Te Puni Kokiri itself also duplicates a large number of functions carried out by other agencies. Our goal in the medium term has to be to provide all services to New Zealanders through agencies that are not ethnically based. We will not be rushing that process, but we will start moving down that path.

It is National’s commitment to treat all New Zealanders as equals before the law. Maori have nothing to fear from that. We will work with Maori in good faith. But we will have no time for political correctness, or for suggestions that Maori New Zealanders should be treated differently from other New Zealanders on the grounds of race. There is much to be pleased about in Maori development. We have witnessed a renaissance in economic, social and cultural development. A booming world economy has led to a reduction in Maori unemployment.

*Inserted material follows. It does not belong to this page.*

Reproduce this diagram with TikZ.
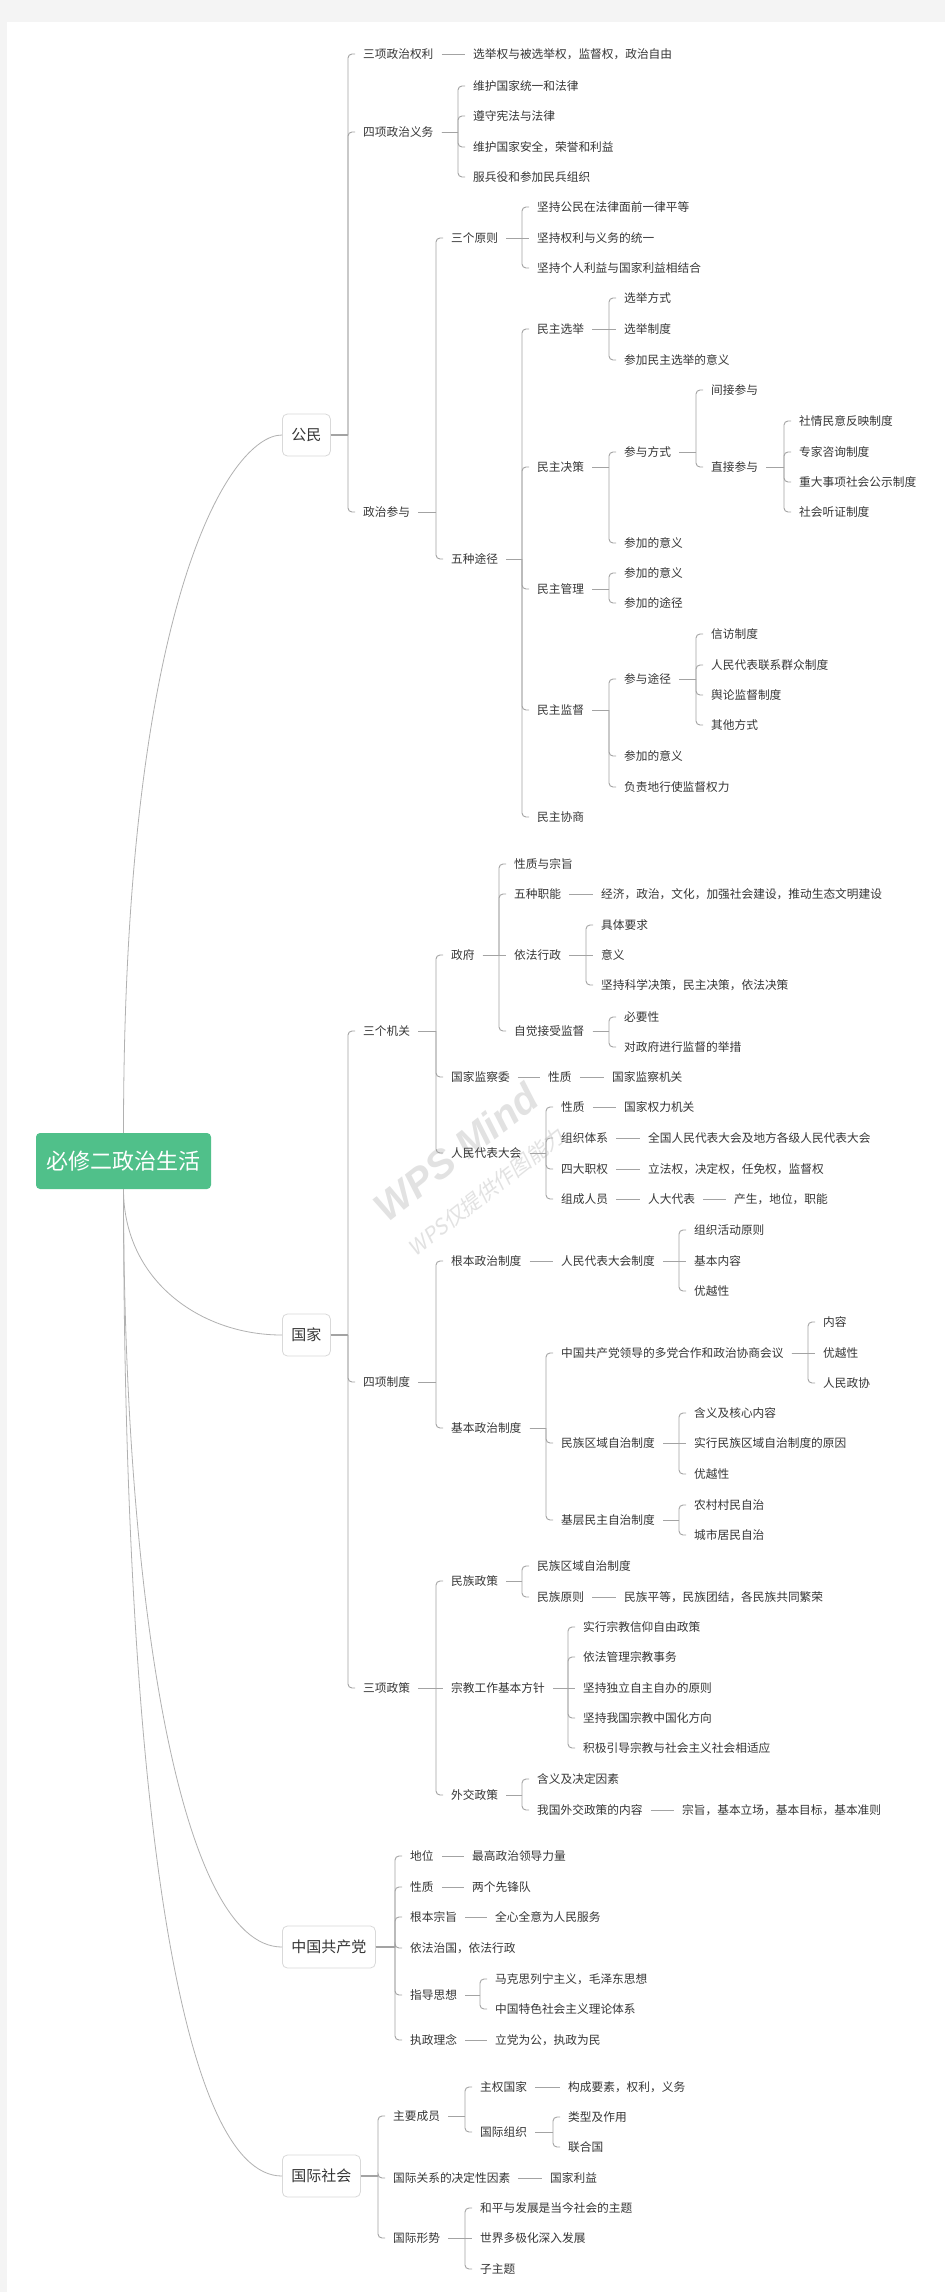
\documentclass[tikz,border=0pt]{standalone}
\usepackage{fontspec}
\setmainfont{Noto Sans CJK SC}
\newfontfamily\wmfont{Liberation Sans}
\newfontfamily\wmcjk[FakeSlant=0.2]{Noto Sans CJK SC}
\usetikzlibrary{positioning}

\definecolor{pagebg}{HTML}{F4F4F4}
\definecolor{ink}{HTML}{363636}
\definecolor{linkgray}{HTML}{A3A3A3}
\definecolor{boxline}{HTML}{D9D9D9}
\definecolor{rootgreen}{HTML}{50C08A}
\definecolor{wmgray}{HTML}{E2E2E2}

\tikzset{
  tx/.style={anchor=west, xshift=-8pt, inner xsep=8pt, inner ysep=2pt, text=ink,
    font=\fontsize{11.7}{14}\selectfont, text height=10.3pt, text depth=1.4pt},
  topic/.style={draw=boxline, fill=white, rounded corners=5pt, anchor=west,
    inner xsep=9pt, minimum height=42pt, text=ink, line width=0.8pt,
    font=\fontsize{15}{18}\selectfont, text height=13.2pt, text depth=1.8pt},
  rootbox/.style={fill=rootgreen, rounded corners=4pt, text=white,
    minimum width=175pt, minimum height=56pt, inner sep=0pt,
    font=\fontsize{22}{26}\selectfont},
  link/.style={draw=linkgray, line width=0.9pt},
  curve/.style={draw=linkgray!85, line width=0.8pt},
  wmark/.style={rotate=38, text=wmgray}
}

\newcommand\fork[3][]{%
  \foreach \c in {#3}{%
    \path (\c.west) ++(-7,0) coordinate (bk);
    \draw[link,#1] (#2.east) -- (bk |- #2.east);
    \pgfextracty{\dimen0}{\pgfpointanchor{#2}{east}}%
    \pgfextracty{\dimen2}{\pgfpointanchor{\c}{west}}%
    \advance\dimen0 by -\dimen2
    \ifdim\dimen0<0pt \dimen0=-\dimen0 \fi
    \ifdim\dimen0<0.5pt
      \draw[link] (bk |- #2.east) -- (\c.west);
    \else
      \draw[link,rounded corners=4pt] (bk |- #2.east) |- (\c.west);
    \fi
  }}

\begin{document}
\begin{tikzpicture}[x=1pt,y=-1pt]
\useasboundingbox (0,0) rectangle (945,2292);
\fill[pagebg] (0,0) rectangle (945,2292);
\fill[white] (7,22) rectangle (945,2292);

\node[wmark, font=\wmfont\bfseries\itshape\fontsize{40}{44}\selectfont] (wm1) at (456,1152) {WPS Mind};
\node[wmark, font=\wmcjk\fontsize{21}{24}\selectfont] (wm2) at (486,1192) {WPS仅提供作图能力};

\node[rootbox] (root) at (123.5,1161) {必修二政治生活};

% 公民
\node[topic] (gm) at (282,435) {公民};
\node[tx] (q1) at (363,54) {三项政治权利};
\node[tx] (q1a) at (473,54) {选举权与被选举权，监督权，政治自由};
\node[tx] (q2) at (363,132) {四项政治义务};
\node[tx] (q2a) at (473,86) {维护国家统一和法律};
\node[tx] (q2b) at (473,116) {遵守宪法与法律};
\node[tx] (q2c) at (473,147) {维护国家安全，荣誉和利益};
\node[tx] (q2d) at (473,177) {服兵役和参加民兵组织};
\node[tx] (q3) at (363,512) {政治参与};
\node[tx] (yz) at (451,238) {三个原则};
\node[tx] (yz1) at (537,207) {坚持公民在法律面前一律平等};
\node[tx] (yz2) at (537,238) {坚持权利与义务的统一};
\node[tx] (yz3) at (537,268) {坚持个人利益与国家利益相结合};
\node[tx] (tj) at (451,559) {五种途径};
\node[tx] (xj) at (537,329) {民主选举};
\node[tx] (xj1) at (624,298) {选举方式};
\node[tx] (xj2) at (624,329) {选举制度};
\node[tx] (xj3) at (624,360) {参加民主选举的意义};
\node[tx] (jc) at (537,467) {民主决策};
\node[tx] (jc1) at (624,452) {参与方式};
\node[tx] (jj) at (711,390) {间接参与};
\node[tx] (zj) at (711,467) {直接参与};
\node[tx] (zj1) at (799,421) {社情民意反映制度};
\node[tx] (zj2) at (799,452) {专家咨询制度};
\node[tx] (zj3) at (799,482) {重大事项社会公示制度};
\node[tx] (zj4) at (799,512) {社会听证制度};
\node[tx] (jc2) at (624,543) {参加的意义};
\node[tx] (gl) at (537,589) {民主管理};
\node[tx] (gl1) at (624,573) {参加的意义};
\node[tx] (gl2) at (624,603) {参加的途径};
\node[tx] (jd) at (537,710) {民主监督};
\node[tx] (jd1) at (624,679) {参与途径};
\node[tx] (jd1a) at (711,634) {信访制度};
\node[tx] (jd1b) at (711,665) {人民代表联系群众制度};
\node[tx] (jd1c) at (711,695) {舆论监督制度};
\node[tx] (jd1d) at (711,725) {其他方式};
\node[tx] (jd2) at (624,756) {参加的意义};
\node[tx] (jd3) at (624,787) {负责地行使监督权力};
\node[tx] (xs) at (537,817) {民主协商};

\fork[line width=2.2pt]{gm}{q1,q2,q3}
\fork{q1}{q1a}
\fork{q2}{q2a,q2b,q2c,q2d}
\fork{q3}{yz,tj}
\fork{yz}{yz1,yz2,yz3}
\fork{tj}{xj,jc,gl,jd,xs}
\fork{xj}{xj1,xj2,xj3}
\fork{jc}{jc1,jc2}
\fork{jc1}{jj,zj}
\fork{zj}{zj1,zj2,zj3,zj4}
\fork{gl}{gl1,gl2}
\fork{jd}{jd1,jd2,jd3}
\fork{jd1}{jd1a,jd1b,jd1c,jd1d}

% 国家
\node[topic] (gj) at (282,1335) {国家};
\node[tx] (jg) at (363,1031) {三个机关};
\node[tx] (zf) at (451,955) {政府};
\node[tx] (zf1) at (514,864) {性质与宗旨};
\node[tx] (zf2) at (514,894) {五种职能};
\node[tx] (zf2a) at (601,894) {经济，政治，文化，加强社会建设，推动生态文明建设};
\node[tx] (zf3) at (514,955) {依法行政};
\node[tx] (zf3a) at (601,925) {具体要求};
\node[tx] (zf3b) at (601,955) {意义};
\node[tx] (zf3c) at (601,985) {坚持科学决策，民主决策，依法决策};
\node[tx] (zf4) at (514,1031) {自觉接受监督};
\node[tx] (zf4a) at (624,1017) {必要性};
\node[tx] (zf4b) at (624,1047) {对政府进行监督的举措};
\node[tx] (jcw) at (451,1077) {国家监察委};
\node[tx] (jcw1) at (548,1077) {性质};
\node[tx] (jcw2) at (612,1077) {国家监察机关};
\node[tx] (rd) at (451,1153) {人民代表大会};
\node[tx] (rd1) at (561,1107) {性质};
\node[tx] (rd1a) at (624,1107) {国家权力机关};
\node[tx] (rd2) at (561,1138) {组织体系};
\node[tx] (rd2a) at (648,1138) {全国人民代表大会及地方各级人民代表大会};
\node[tx] (rd3) at (561,1169) {四大职权};
\node[tx] (rd3a) at (648,1169) {立法权，决定权，任免权，监督权};
\node[tx] (rd4) at (561,1199) {组成人员};
\node[tx] (rd4a) at (648,1199) {人大代表};
\node[tx] (rd4b) at (734,1199) {产生，地位，职能};

\node[tx] (zd) at (363,1382) {四项制度};
\node[tx] (gb) at (451,1261) {根本政治制度};
\node[tx] (gb1) at (561,1261) {人民代表大会制度};
\node[tx] (gb1a) at (694,1230) {组织活动原则};
\node[tx] (gb1b) at (694,1261) {基本内容};
\node[tx] (gb1c) at (694,1291) {优越性};
\node[tx] (jb) at (451,1428) {基本政治制度};
\node[tx] (dd) at (561,1353) {中国共产党领导的多党合作和政治协商会议};
\node[tx] (dd1) at (823,1322) {内容};
\node[tx] (dd2) at (823,1353) {优越性};
\node[tx] (dd3) at (823,1383) {人民政协};
\node[tx] (mz) at (561,1443) {民族区域自治制度};
\node[tx] (mz1) at (694,1413) {含义及核心内容};
\node[tx] (mz2) at (694,1443) {实行民族区域自治制度的原因};
\node[tx] (mz3) at (694,1474) {优越性};
\node[tx] (jz) at (561,1520) {基层民主自治制度};
\node[tx] (jz1) at (694,1505) {农村村民自治};
\node[tx] (jz2) at (694,1535) {城市居民自治};

\node[tx] (zc) at (363,1688) {三项政策};
\node[tx] (mzz) at (451,1581) {民族政策};
\node[tx] (mzz1) at (537,1566) {民族区域自治制度};
\node[tx] (mzz2) at (537,1597) {民族原则};
\node[tx] (mzz2a) at (624,1597) {民族平等，民族团结，各民族共同繁荣};
\node[tx] (zjf) at (451,1688) {宗教工作基本方针};
\node[tx] (zjf1) at (583,1627) {实行宗教信仰自由政策};
\node[tx] (zjf2) at (583,1657) {依法管理宗教事务};
\node[tx] (zjf3) at (583,1688) {坚持独立自主自办的原则};
\node[tx] (zjf4) at (583,1718) {坚持我国宗教中国化方向};
\node[tx] (zjf5) at (583,1748) {积极引导宗教与社会主义社会相适应};
\node[tx] (wj) at (451,1795) {外交政策};
\node[tx] (wj1) at (537,1779) {含义及决定因素};
\node[tx] (wj2) at (537,1810) {我国外交政策的内容};
\node[tx] (wj2a) at (682,1810) {宗旨，基本立场，基本目标，基本准则};

\fork[line width=2.2pt]{gj}{jg,zd,zc}
\fork{jg}{zf,jcw,rd}
\fork{zf}{zf1,zf2,zf3,zf4}
\fork{zf2}{zf2a}
\fork{zf3}{zf3a,zf3b,zf3c}
\fork{zf4}{zf4a,zf4b}
\fork{jcw}{jcw1}
\fork{jcw1}{jcw2}
\fork{rd}{rd1,rd2,rd3,rd4}
\fork{rd1}{rd1a}
\fork{rd2}{rd2a}
\fork{rd3}{rd3a}
\fork{rd4}{rd4a}
\fork{rd4a}{rd4b}
\fork{zd}{gb,jb}
\fork{gb}{gb1}
\fork{gb1}{gb1a,gb1b,gb1c}
\fork{jb}{dd,mz,jz}
\fork{dd}{dd1,dd2,dd3}
\fork{mz}{mz1,mz2,mz3}
\fork{jz}{jz1,jz2}
\fork{zc}{mzz,zjf,wj}
\fork{mzz}{mzz1,mzz2}
\fork{mzz2}{mzz2a}
\fork{zjf}{zjf1,zjf2,zjf3,zjf4,zjf5}
\fork{wj}{wj1,wj2}
\fork{wj2}{wj2a}

% 中国共产党
\node[topic] (gcd) at (282,1947) {中国共产党};
\node[tx] (dw) at (410,1856) {地位};
\node[tx] (dw1) at (472,1856) {最高政治领导力量};
\node[tx] (xz) at (410,1887) {性质};
\node[tx] (xz1) at (472,1887) {两个先锋队};
\node[tx] (zz) at (410,1917) {根本宗旨};
\node[tx] (zz1) at (495,1917) {全心全意为人民服务};
\node[tx] (yf) at (410,1948) {依法治国，依法行政};
\node[tx] (sx) at (410,1995) {指导思想};
\node[tx] (sx1) at (495,1979) {马克思列宁主义，毛泽东思想};
\node[tx] (sx2) at (495,2009) {中国特色社会主义理论体系};
\node[tx] (ln) at (410,2040) {执政理念};
\node[tx] (ln1) at (495,2040) {立党为公，执政为民};

\fork[line width=2.2pt]{gcd}{dw,xz,zz,yf,sx,ln}
\fork{dw}{dw1}
\fork{xz}{xz1}
\fork{zz}{zz1}
\fork{sx}{sx1,sx2}
\fork{ln}{ln1}

% 国际社会
\node[topic] (gs) at (282,2176) {国际社会};
\node[tx] (cy) at (393,2116) {主要成员};
\node[tx] (cy1) at (480,2087) {主权国家};
\node[tx] (cy1a) at (568,2087) {构成要素，权利，义务};
\node[tx] (cy2) at (480,2132) {国际组织};
\node[tx] (cy2a) at (568,2117) {类型及作用};
\node[tx] (cy2b) at (568,2147) {联合国};
\node[tx] (gx) at (393,2178) {国际关系的决定性因素};
\node[tx] (gx1) at (550,2178) {国家利益};
\node[tx] (xsh) at (393,2238) {国际形势};
\node[tx] (xsh1) at (480,2208) {和平与发展是当今社会的主题};
\node[tx] (xsh2) at (480,2238) {世界多极化深入发展};
\node[tx] (xsh3) at (480,2269) {子主题};

\fork[line width=2.2pt]{gs}{cy,gx,xsh}
\fork{cy}{cy1,cy2}
\fork{cy1}{cy1a}
\fork{cy2}{cy2a,cy2b}
\fork{gx}{gx1}
\fork{xsh}{xsh1,xsh2,xsh3}

\draw[curve] (root.north) .. controls +(0,-533) and +(-52,0) .. (gm.west);
\draw[curve] (root.south) .. controls +(0,91) and +(-82,0) .. (gj.west);
\draw[curve] (root.south) .. controls +(0,411) and +(-102,0) .. (gcd.west);
\draw[curve] (root.south) .. controls +(0,611) and +(-102,0) .. (gs.west);
\end{tikzpicture}
\end{document}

But we need to move on from the position where Maori unemployment always seems to be higher than that of non-Maori. That requires a strong focus on education. This will be major focus for National, where we must challenge the culture of low expectations. All children can learn. We need an effort-based culture, we need aspiration, we need goals.

But we also need a government that will stop patronising Maori; that will stop thinking that a bunch of second-rate educational programmes is good enough; that will stop being satisfied with parking a significant part of the Maori world on welfare; that will start being outraged by the fact that 40% of all new recipients of the DPB are young Maori women; and that is appalled that more than 90,000 Maori children are being raised in households dependent on welfare.

National will form a government that is in the interests of all New Zealanders, young and old, rich or poor, no matter what their race. The opportunities available to most can be available to all. Treating everybody equally, and giving everybody the chance to get ahead. That is the way to build a prosperous multi-cultural society.

This is the sort of New Zealand the National Party represents and will be fighting for at the next election.